Part of me thinks I am just over thinking it and then I replay stuff and think actually it's maybe not just me over reacting.
I think He had the hump because he wanted to go out for dinner and I asked that we stayed in, I've not been well, am shattered all the time, and skint. He earns 3 times my salary and I hate that he always pays, although in fairness I always pay the food and alcohol at home so I guess it evens out. He sees it as treating me, but he doesn't have to worry about money. He lives very modestly as far as his house goes, car is company one, he has a very expensive motorbike but never uses it, has a small 2 bed house he bought when he was 20 so virtually mortgage free, no kids/family so no outgoings really. I earn 18k have a mortgage, a 6 year old. An ex who thankfully pays maintenance (when I chase him) and happily pays out half for dancing and school trips etc. But it is still very tight. I have only had the house 3 months and with Christmas coming up I am stressed to hell about how I am gonna afford it so I probably have done his head in a bit with it all.
Dd is being particularly challenging at the moment, she is on chemo for over a active immune system so I am always stressed about who she has been near, is she well etc. And lately she has been very upset for no reason she is saying. She told me the other day she feels like crying but she doesn't know why. It hit me harder than I thought and I was trying to explain that I feel like a shit mum because I hadn't noticed she was sad, because she plays me and her dad off against each other and he spends money on the latest big toy (lol this week) and I can't keep up. Dp has bought her the camper thing for Xmas from us both but refuses to take half from me which I know u should be grateful for but at the nome t it is just smacking of the disparity and making me feel like I am failing her. He thinks I am ridiculous and however I try and explain it I end up pissing him off.

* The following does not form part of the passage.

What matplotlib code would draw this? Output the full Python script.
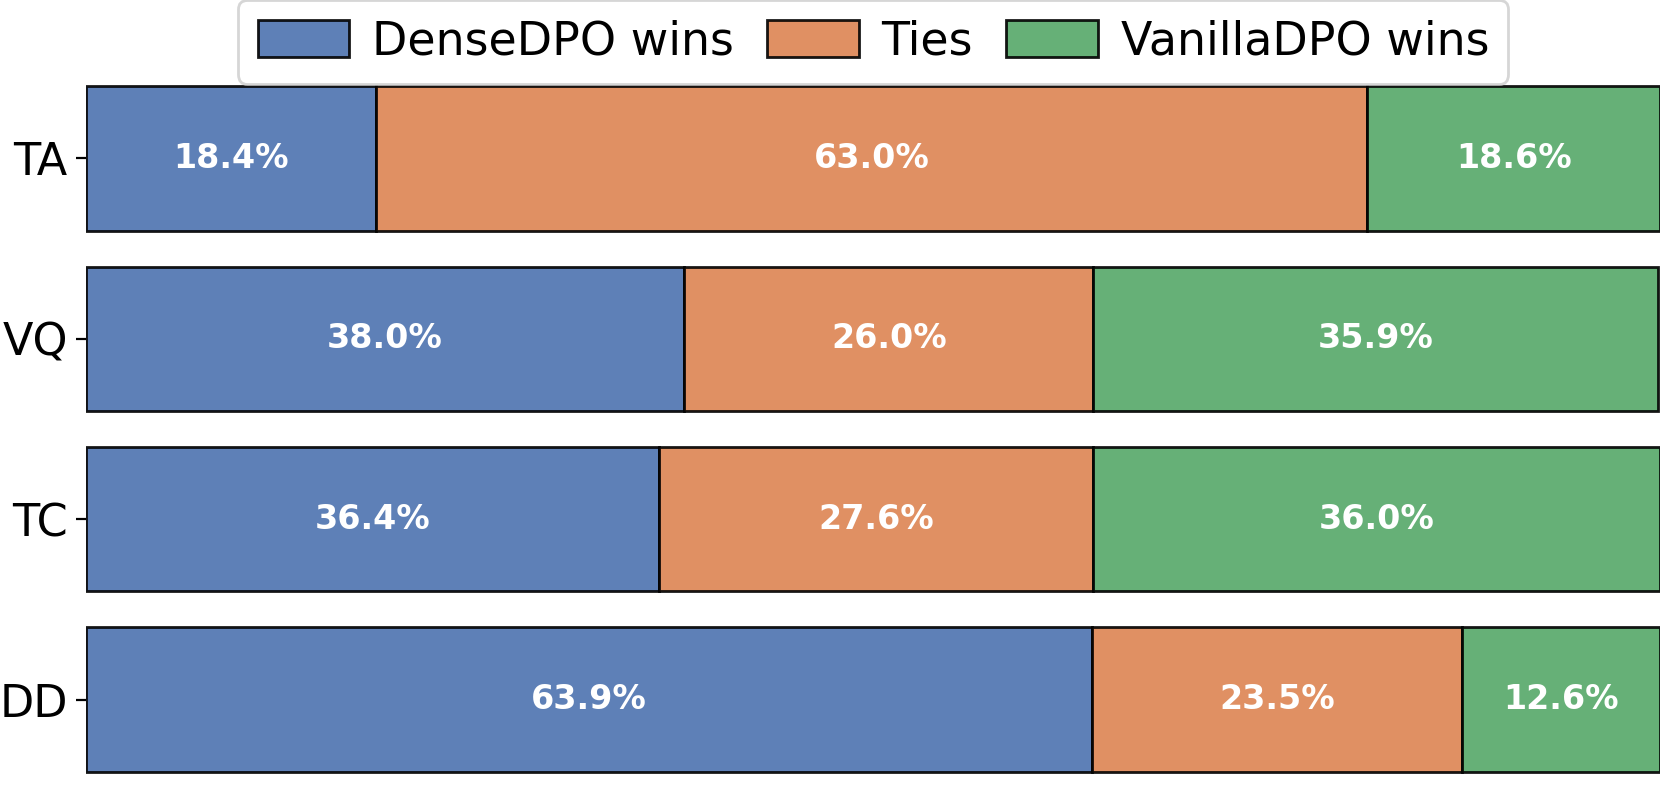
import matplotlib
matplotlib.use("Agg")
import matplotlib.pyplot as plt
import numpy as np

categories = ["TA", "VQ", "TC", "DD"]
series_names = ["DenseDPO wins", "Ties", "VanillaDPO wins"]
dense_wins = [18.4, 38.0, 36.4, 63.9]
ties = [63.0, 26.0, 27.6, 23.5]
vanilla_wins = [18.6, 35.9, 36.0, 12.6]
colors = ["#4C72B0", "#DD8452", "#55A868"]

fig = plt.figure(figsize=(8.31, 4.04), dpi=200)
ax = fig.add_axes([0.0517, 0.0025, 0.9471, 0.9331])

y = np.arange(len(categories))
left = np.zeros(len(categories))
for name, vals, col in zip(series_names, [dense_wins, ties, vanilla_wins], colors):
    vals = np.array(vals)
    ax.barh(y, vals, left=left, height=0.8, color=col, alpha=0.9,
            edgecolor="black", linewidth=1.0, label=name)
    for yi, l, v in zip(y, left, vals):
        ax.text(l + v / 2, yi, f"{v:.1f}%", ha="center", va="center",
                color="white", fontweight="bold", fontsize=12)
    left = left + vals

ax.set_yticks(y)
ax.set_yticklabels(categories, fontsize=16)
ax.tick_params(axis="y", pad=3)
ax.invert_yaxis()
ax.set_xlim(0, 100)
ax.set_xticks([])
for s in ax.spines.values():
    s.set_visible(False)

leg = fig.legend(loc="upper center", bbox_to_anchor=(0.5255, 1.0), ncol=3,
                 fontsize=16.5, frameon=True, borderaxespad=0.0,
                 handlelength=2.0, handleheight=0.85, columnspacing=0.72,
                 handletextpad=0.5, borderpad=0.42)
leg.get_frame().set_edgecolor("#cccccc")
for h in leg.legend_handles:
    h.set_alpha(0.9)

fig.savefig("out.png", dpi=200)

He is annoyingly black and white about life and I know my need to have answers and things to be "equal" annoys the hell out of him.
His Dd died when she was 6 months old, and I make so many allowances for the fact he may feel awkward, upset, guilty that he is moving on etc. And I know he will never get over it, and I have never forced him tk talk to me. But I do think I deserve a explanation of his behaviour, even if it is he is having a shit time at work, feeling crap about his fiancee and baby etc. Hut doesn't want to discuss further. At least I would know.
It is just driving me demented stressing about all the possibilities. It is triggering my anxiety badly and he knows that but can't /won't see that his behaviour is thw reason.
I don't want to walk away but I am wondering if it is better all round.
I may suggest that maybe he needs some space to deal with whatever is going on and to ring me when he is feeling in a better place and we can see what happens. But I am more than a little terrified that he won't ring me ever again.
How did I get so fricking pathetic!!